Why people with T2D should have an early night


Being a ‘morning person’ takes on special significance for people with type 2 diabetes, according to an Australian study that found ‘evening chronotypes’ are likely to have worse metabolic risks.

Researchers at the University of South Australia (UniSA) assessed the bedtime preferences (sleep chronotypes) of people with type 2 diabetes, and found that those who go to bed early are more likely to be in better health and more physically active compared to night owls.

Published in BMJ Open Diabetes Research & Care, the study involved 635 patients with type 2 diabetes, each wearing an accelerometer for seven days to record the intensity and time of different physical behaviours: sleep, rest, overall physical  activity.

It found that 25% of participants had morning chronotypes (a preference to go to be early and get up early, with an average bedtime of 11:50pm); 23% had evening chronotypes (a preference to go to bed late and get up late, with an average bedtime of 12.36am); and 52% were defined as intermediate.

Evening chronotypes had an extra 30 minutes of sedentary time per day and 10 minutes less  moderate-to vigorous physical activity compared to morning chronotypes. Evening chronotypes also had an overall lower intensity of activity, and tended to be active later in the day.
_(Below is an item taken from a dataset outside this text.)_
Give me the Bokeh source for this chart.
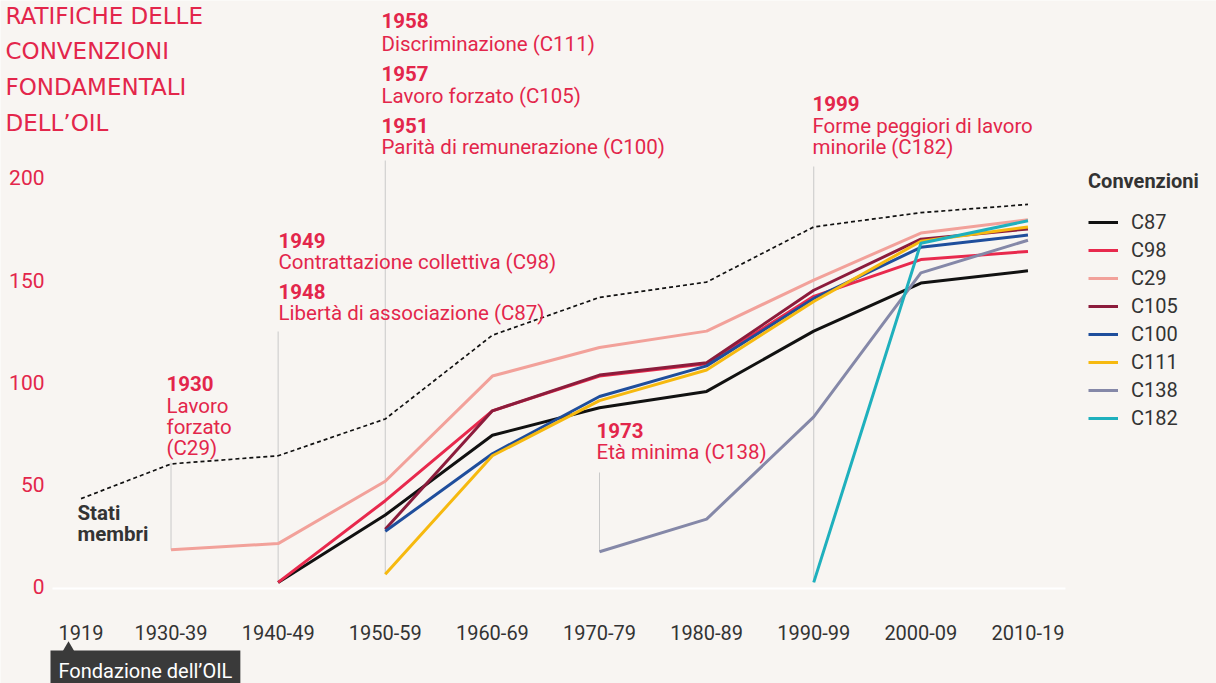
from bokeh.plotting import figure
from bokeh.models import Range1d, Label, Legend, LegendItem
from bokeh.core.properties import value
from bokeh.embed import file_html
from bokeh.resources import INLINE

BG = "#f8f5f2"
RED = "#e3264b"
DARK = "#333333"

# ---------------- data ----------------
periods = ["1919", "1930-39", "1940-49", "1950-59", "1960-69",
           "1970-79", "1980-89", "1990-99", "2000-09", "2010-19"]
stati_membri = [43, 60, 64, 82, 123, 141.5, 149, 176, 183, 187]
C87 = [None, None, 2, 35, 74, 87.5, 95.5, 125, 148.5, 154.5]
C98 = [None, None, 2, 42, 86, 103, 109, 142, 160, 164]
C29 = [None, 18, 21, 51.5, 103, 117, 125, 150, 173, 179.5]
C105 = [None, None, None, 28, 86, 103.5, 109.5, 145, 170, 175]
C100 = [None, None, None, 27, 65, 93, 108, 141, 166, 172]
C111 = [None, None, None, 6, 64, 91, 106, 139.5, 169, 176]
C138 = [None, None, None, None, None, 17, 33, 83, 153.5, 169.5]
C182 = [None, None, None, None, None, None, None, 2, 168, 179]
y_ticks = [0, 50, 100, 150, 200]

series = [
    ("C87", C87, "#111111"),
    ("C98", C98, "#e8294d"),
    ("C29", C29, "#f2a19a"),
    ("C105", C105, "#8c1c3c"),
    ("C100", C100, "#1f4e9c"),
    ("C111", C111, "#f6b90f"),
    ("C138", C138, "#8588a8"),
    ("C182", C182, "#1fb0bd"),
]


def xpos(i):
    # 1919 sits a little closer to the first decade
    return 0.16 if i == 0 else float(i)


# ---------------- geometry (page pixels -> data) ----------------
W, H = 1216, 683
PX = 107.12   # px per period
PY = 2.043    # px per unit
X0_PAGE = 599 - 5 * PX
Y0_PAGE = 586


def dx(px):
    return (px - X0_PAGE) / PX


def dy(py):
    return (Y0_PAGE - py) / PY


p = figure(width=W, height=H, x_range=Range1d(dx(0), dx(W)),
           y_range=Range1d(dy(H), dy(0)), output_backend="svg",
           toolbar_location=None, min_border=0,
           x_axis_type=None, y_axis_type=None,
           background_fill_color=BG, border_fill_color=BG,
           outline_line_color=None)
p.grid.visible = False


def txt(texts, xs, ys, size="20.5px", bold=False, color=RED, font="Roboto",
        align="left", baseline="middle"):
    p.text(x=xs, y=ys, text=texts, text_font=value(font),
           text_font_size=size,
           text_font_style="bold" if bold else "normal",
           text_color=color, text_align=align, text_baseline=baseline)


# axis tick labels (drawn from the tick / category lists)
txt([str(t) for t in y_ticks], [dx(44)] * len(y_ticks), y_ticks,
    size="21px", color=RED, align="right")
txt(periods, [xpos(i) for i in range(len(periods))], [dy(632)] * len(periods),
    size="20px", color=DARK, align="center")

# white baseline
p.segment(x0=[dx(52)], y0=[dy(588)], x1=[9.35], y1=[dy(588)],
          line_color="white", line_width=2)

# leader lines for annotations
lead_x = [1, 2, 3, 5, 7]
lead_bottom = [C29[1], C87[2], C111[3], C138[5], C182[7]]
lead_top = [dy(462), dy(331), dy(160), dy(472), dy(166)]
p.segment(x0=lead_x, y0=lead_bottom, x1=lead_x, y1=lead_top,
          line_color="#c9c9c9", line_width=1)

# member states dashed line
p.line([xpos(i) for i in range(len(stati_membri))], stati_membri,
       line_color="#111111", line_width=1.7, line_dash="4 3")

items = []
for name, vals, color in series:
    xs = [xpos(i) for i, v in enumerate(vals) if v is not None]
    ys = [v for v in vals if v is not None]
    r = p.line(xs, ys, line_color=color, line_width=3)
    items.append(LegendItem(label=name, renderers=[r]))

legend = Legend(items=items, title="Convenzioni", location=(1088, 253),
                background_fill_alpha=0, border_line_color=None,
                padding=0, margin=0, spacing=4, glyph_width=30,
                glyph_height=22, label_height=22, label_standoff=13,
                label_text_font="Roboto", label_text_font_size="20px",
                label_text_color=DARK, title_text_font="Roboto",
                title_text_font_size="20px", title_text_font_style="bold",
                title_text_color=DARK, title_standoff=17)
p.add_layout(legend)

# title
title_lines = ["RATIFICHE DELLE", "CONVENZIONI", "FONDAMENTALI", "DELL\u2019OIL"]
txt(title_lines, [dx(5)] * 4, [dy(v) for v in (15, 50, 86, 122)],
    size="23px", font="DejaVu Sans")

# annotations: (left x, [(text, bold, centre y)])
annots = [
    (381, [("1958", True, 20), ("Discriminazione (C111)", False, 43),
           ("1957", True, 73), ("Lavoro forzato (C105)", False, 95),
           ("1951", True, 125), ("Parità di remunerazione (C100)", False, 146)]),
    (278, [("1949", True, 240), ("Contrattazione collettiva (C98)", False, 261),
           ("1948", True, 291), ("Libertà di associazione (C87)", False, 312)]),
    (166, [("1930", True, 383), ("Lavoro", False, 405), ("forzato", False, 426),
           ("(C29)", False, 447)]),
    (596, [("1973", True, 430), ("Età minima (C138)", False, 451)]),
    (812, [("1999", True, 103), ("Forme peggiori di lavoro", False, 125),
           ("minorile (C182)", False, 146)]),
]
for px, lines in annots:
    for bold in (True, False):
        sel = [(t, yy) for t, b, yy in lines if b == bold]
        txt([t for t, _ in sel], [dx(px)] * len(sel), [dy(yy) for _, yy in sel],
            bold=bold)

txt(["Stati", "membri"], [dx(77)] * 2, [dy(512), dy(533)], bold=True, color=DARK)

# Fondazione box
p.scatter([dx(68)], [dy(650)], marker="triangle", size=16,
          fill_color="#3a3a3a", line_color=None)
p.add_layout(Label(x=dx(50), y=dy(670), text="Fondazione dell\u2019OIL",
                   text_font="Roboto", text_font_size="20px",
                   text_color="white", text_baseline="middle",
                   background_fill_color="#3a3a3a", padding=8))

open("out.html", "w").write(file_html(p, INLINE))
Study co-author Dr Alex Rowlands of the Alliance for Research in Exercise, Nutrition and Activity (ARENA), Sansom Institute for Health Research, says the study provides a unique insight into how people’s sleep time preferences can impact their level of physical activity – and may help people with type 2 diabetes better manage their health.

“The link between later sleep times and physical activity is clear: go to bed late and you’re less likely to be active,” Dr Rowlands says.

“As sleep chronotypes are potentially modifiable, these findings provide an opportunity to change your lifestyle for the better, simply by adjusting your bedtime.”

“For someone with diabetes, this is valuable information that could help get them back on a path to good health.”